◆ **EXERCISE TASK**: Drop the images; return everything else in the listing below exactly.

◆ **SOURCE DATA**:
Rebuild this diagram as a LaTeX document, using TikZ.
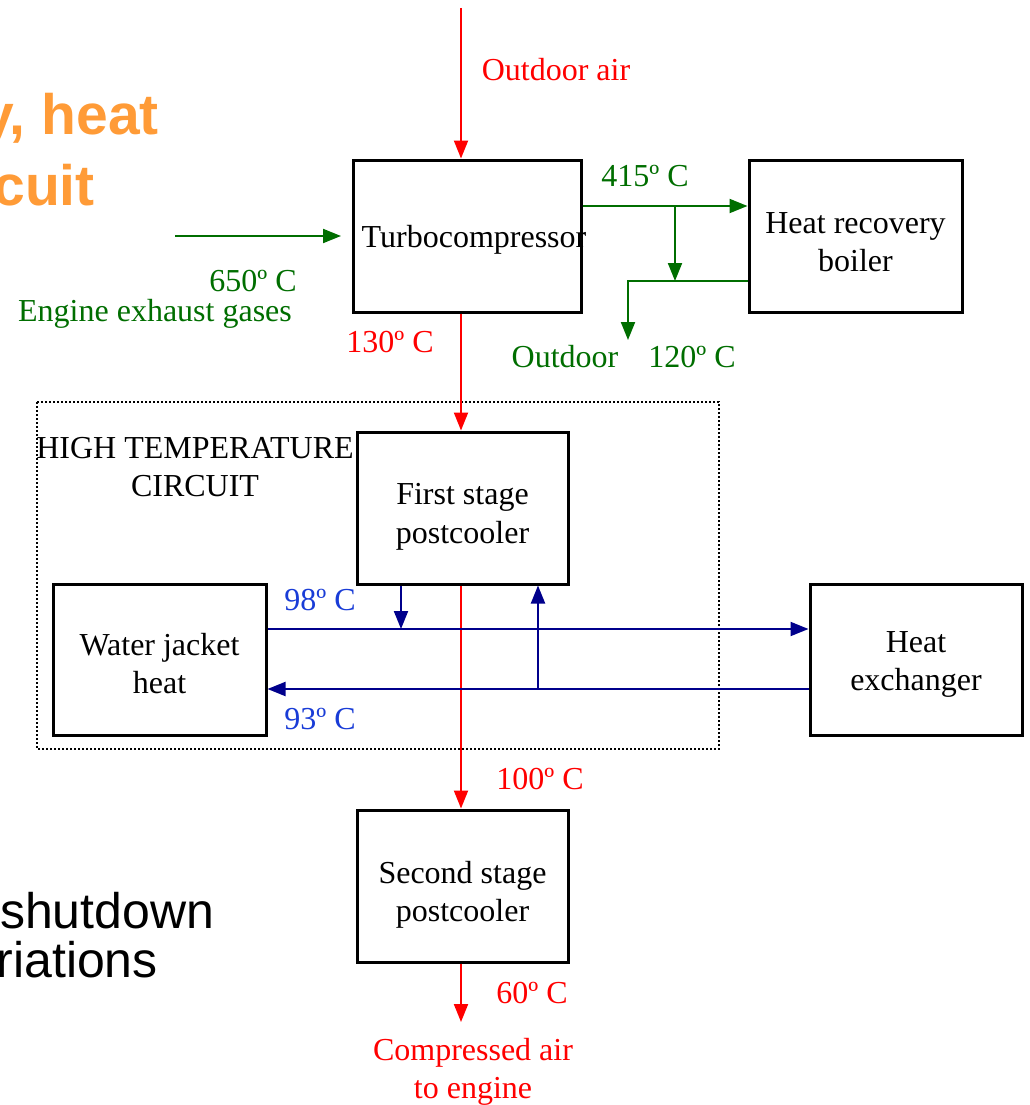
\documentclass[tikz,border=0pt]{standalone}
\usepackage{fontspec}
\setmainfont{Liberation Serif}
\newfontfamily\arialfont{Liberation Sans}
\usetikzlibrary{arrows.meta}
\definecolor{myred}{RGB}{255,0,0}
\definecolor{mygreen}{RGB}{0,110,0}
\definecolor{mynavy}{RGB}{0,0,140}
\definecolor{myblue}{RGB}{25,60,215}
\definecolor{myorange}{RGB}{255,155,55}
\begin{document}
\begin{tikzpicture}[x=1pt,y=-1pt,
  box/.style={draw=black, line width=3pt, inner sep=0pt},
  lbl/.style={inner sep=0pt, align=center, font=\fontsize{32}{38.4}\selectfont},
  arr/.style={line width=2pt, -{Triangle[length=18pt,width=14pt]}},
  redarr/.style={arr, draw=myred},
  greenarr/.style={arr, draw=mygreen},
  bluearr/.style={arr, draw=mynavy},
  bigtitle/.style={inner sep=0pt, text=myorange, font=\arialfont\bfseries\fontsize{57}{60}\selectfont},
  bullettext/.style={inner sep=0pt, text=black, font=\arialfont\fontsize{50}{56}\selectfont}
]
\useasboundingbox (0,0) rectangle (1029,1105);
\clip (0,0) rectangle (1029,1105);
\fill[white] (0,0) rectangle (1029,1105);

% background slide text (cut off at the edge)
\node[bigtitle, anchor=base east] (t1) at (159,135) {y, heat};
\node[bigtitle, anchor=base east] (t2) at (95,205) {cuit};
\node[bullettext, anchor=base west] (b1) at (0,928) {shutdown};
\node[bullettext, anchor=base east] (b2) at (158,977) {riations};

% dotted circuit frame
\draw[black, line width=2pt, dash pattern=on 2pt off 2pt] (37,402) rectangle (719,749);

% boxes
\node[box, minimum width=228pt, minimum height=152pt] (tc) at (467,236) {};
\node[box, minimum width=213pt, minimum height=152pt] (hrb) at (855.5,236) {};
\node[box, minimum width=211pt, minimum height=152pt] (fs) at (462.5,508) {};
\node[box, minimum width=213pt, minimum height=151pt] (wj) at (159.5,659.5) {};
\node[box, minimum width=212pt, minimum height=151pt] (he) at (916,659.5) {};
\node[box, minimum width=211pt, minimum height=152pt] (ss) at (462.5,886) {};

% box texts
\node[lbl] (tctxt) at ([xshift=7pt,yshift=-4pt]tc.center) {Turbocompressor};
\node[lbl] (hrbtxt) at ([yshift=-6pt]hrb.center) {Heat recovery\\boiler};
\node[lbl] (fstxt) at ([yshift=-9pt]fs.center) {First stage\\postcooler};
\node[lbl] (wjtxt) at ([yshift=-4pt]wj.center) {Water jacket\\heat};
\node[lbl] (hetxt) at ([yshift=-5pt]he.center) {Heat\\exchanger};
\node[lbl] (sstxt) at ([yshift=-9pt]ss.center) {Second stage\\postcooler};

% coordinates
\coordinate (oa) at (461,8);
\coordinate (ca) at (461,1022);
\coordinate (ex1) at (175,236);
\coordinate (ex2) at (341,236);
\coordinate (j1) at (675,206);
\coordinate (j2) at (675,281);
\coordinate (od) at (628,340);
\coordinate (bd) at (401,629);
\coordinate (bu) at (538,689);

% red air path
\draw[redarr] (oa) -- (oa |- tc.north);
\draw[redarr] (oa |- tc.south) -- (oa |- fs.north);
\draw[redarr] (oa |- fs.south) -- (oa |- ss.north);
\draw[redarr] (oa |- ss.south) -- (ca);

% green exhaust path
\draw[greenarr] (ex1) -- (ex2);
\draw[greenarr] ([yshift=30pt]tc.east) -- ([yshift=30pt]hrb.west);
\draw[greenarr] (j1) -- (j2);
\draw[greenarr] ([yshift=-45pt]hrb.west) -| (od);

% blue water path
\draw[bluearr] ([yshift=30.5pt]wj.east) -- ([yshift=30.5pt]he.west);
\draw[bluearr] ([yshift=-29.5pt]he.west) -- ([yshift=-29.5pt]wj.east);
\draw[bluearr] (bd |- fs.south) -- (bd);
\draw[bluearr] (bu) -- (bu |- fs.south);

% labels
\node[lbl, text=myred] (l1) at (556,70) {Outdoor air};
\node[lbl, text=mygreen] (l2) at (645,176) {415º C};
\node[lbl, text=mygreen] (l3) at (253,281) {650º C};
\node[lbl, text=mygreen] (l4) at (155,314) {Engine exhaust gases};
\node[lbl, text=myred] (l5) at (390,342) {130º C};
\node[lbl, text=mygreen] (l6) at (565,357) {Outdoor};
\node[lbl, text=mygreen] (l7) at (692,357) {120º C};
\node[lbl, text=black] (l8) at (195,467) {HIGH TEMPERATURE\\CIRCUIT};
\node[lbl, text=myblue] (l9) at (320,600) {98º C};
\node[lbl, text=myblue] (l10) at (320,719) {93º C};
\node[lbl, text=myred] (l11) at (540,779) {100º C};
\node[lbl, text=myred] (l12) at (532,993) {60º C};
\node[lbl, text=myred] (l13) at (473,1072) {Compressed air\\to engine};
\end{tikzpicture}
\end{document}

◆ **TASK ANSWER**:
Rebuild this diagram as a LaTeX document, using TikZ.
\documentclass[tikz,border=0pt]{standalone}
\usepackage{fontspec}
\setmainfont{Liberation Serif}
\newfontfamily\arialfont{Liberation Sans}
\usetikzlibrary{arrows.meta}
\definecolor{myred}{RGB}{255,0,0}
\definecolor{mygreen}{RGB}{0,110,0}
\definecolor{mynavy}{RGB}{0,0,140}
\definecolor{myblue}{RGB}{25,60,215}
\definecolor{myorange}{RGB}{255,155,55}
\begin{document}
\begin{tikzpicture}[x=1pt,y=-1pt,
  box/.style={draw=black, line width=3pt, inner sep=0pt},
  lbl/.style={inner sep=0pt, align=center, font=\fontsize{32}{38.4}\selectfont},
  arr/.style={line width=2pt, -{Triangle[length=18pt,width=14pt]}},
  redarr/.style={arr, draw=myred},
  greenarr/.style={arr, draw=mygreen},
  bluearr/.style={arr, draw=mynavy},
  bigtitle/.style={inner sep=0pt, text=myorange, font=\arialfont\bfseries\fontsize{57}{60}\selectfont},
  bullettext/.style={inner sep=0pt, text=black, font=\arialfont\fontsize{50}{56}\selectfont}
]
\useasboundingbox (0,0) rectangle (1029,1105);
\clip (0,0) rectangle (1029,1105);
\fill[white] (0,0) rectangle (1029,1105);

% background slide text (cut off at the edge)
\node[bigtitle, anchor=base east] (t1) at (159,135) {y, heat};
\node[bigtitle, anchor=base east] (t2) at (95,205) {cuit};
\node[bullettext, anchor=base west] (b1) at (0,928) {shutdown};
\node[bullettext, anchor=base east] (b2) at (158,977) {riations};

% dotted circuit frame
\draw[black, line width=2pt, dash pattern=on 2pt off 2pt] (37,402) rectangle (719,749);

% boxes
\node[box, minimum width=228pt, minimum height=152pt] (tc) at (467,236) {};
\node[box, minimum width=213pt, minimum height=152pt] (hrb) at (855.5,236) {};
\node[box, minimum width=211pt, minimum height=152pt] (fs) at (462.5,508) {};
\node[box, minimum width=213pt, minimum height=151pt] (wj) at (159.5,659.5) {};
\node[box, minimum width=212pt, minimum height=151pt] (he) at (916,659.5) {};
\node[box, minimum width=211pt, minimum height=152pt] (ss) at (462.5,886) {};

% box texts
\node[lbl] (tctxt) at ([xshift=7pt,yshift=-4pt]tc.center) {Turbocompressor};
\node[lbl] (hrbtxt) at ([yshift=-6pt]hrb.center) {Heat recovery\\boiler};
\node[lbl] (fstxt) at ([yshift=-9pt]fs.center) {First stage\\postcooler};
\node[lbl] (wjtxt) at ([yshift=-4pt]wj.center) {Water jacket\\heat};
\node[lbl] (hetxt) at ([yshift=-5pt]he.center) {Heat\\exchanger};
\node[lbl] (sstxt) at ([yshift=-9pt]ss.center) {Second stage\\postcooler};

% coordinates
\coordinate (oa) at (461,8);
\coordinate (ca) at (461,1022);
\coordinate (ex1) at (175,236);
\coordinate (ex2) at (341,236);
\coordinate (j1) at (675,206);
\coordinate (j2) at (675,281);
\coordinate (od) at (628,340);
\coordinate (bd) at (401,629);
\coordinate (bu) at (538,689);

% red air path
\draw[redarr] (oa) -- (oa |- tc.north);
\draw[redarr] (oa |- tc.south) -- (oa |- fs.north);
\draw[redarr] (oa |- fs.south) -- (oa |- ss.north);
\draw[redarr] (oa |- ss.south) -- (ca);

% green exhaust path
\draw[greenarr] (ex1) -- (ex2);
\draw[greenarr] ([yshift=30pt]tc.east) -- ([yshift=30pt]hrb.west);
\draw[greenarr] (j1) -- (j2);
\draw[greenarr] ([yshift=-45pt]hrb.west) -| (od);

% blue water path
\draw[bluearr] ([yshift=30.5pt]wj.east) -- ([yshift=30.5pt]he.west);
\draw[bluearr] ([yshift=-29.5pt]he.west) -- ([yshift=-29.5pt]wj.east);
\draw[bluearr] (bd |- fs.south) -- (bd);
\draw[bluearr] (bu) -- (bu |- fs.south);

% labels
\node[lbl, text=myred] (l1) at (556,70) {Outdoor air};
\node[lbl, text=mygreen] (l2) at (645,176) {415º C};
\node[lbl, text=mygreen] (l3) at (253,281) {650º C};
\node[lbl, text=mygreen] (l4) at (155,314) {Engine exhaust gases};
\node[lbl, text=myred] (l5) at (390,342) {130º C};
\node[lbl, text=mygreen] (l6) at (565,357) {Outdoor};
\node[lbl, text=mygreen] (l7) at (692,357) {120º C};
\node[lbl, text=black] (l8) at (195,467) {HIGH TEMPERATURE\\CIRCUIT};
\node[lbl, text=myblue] (l9) at (320,600) {98º C};
\node[lbl, text=myblue] (l10) at (320,719) {93º C};
\node[lbl, text=myred] (l11) at (540,779) {100º C};
\node[lbl, text=myred] (l12) at (532,993) {60º C};
\node[lbl, text=myred] (l13) at (473,1072) {Compressed air\\to engine};
\end{tikzpicture}
\end{document}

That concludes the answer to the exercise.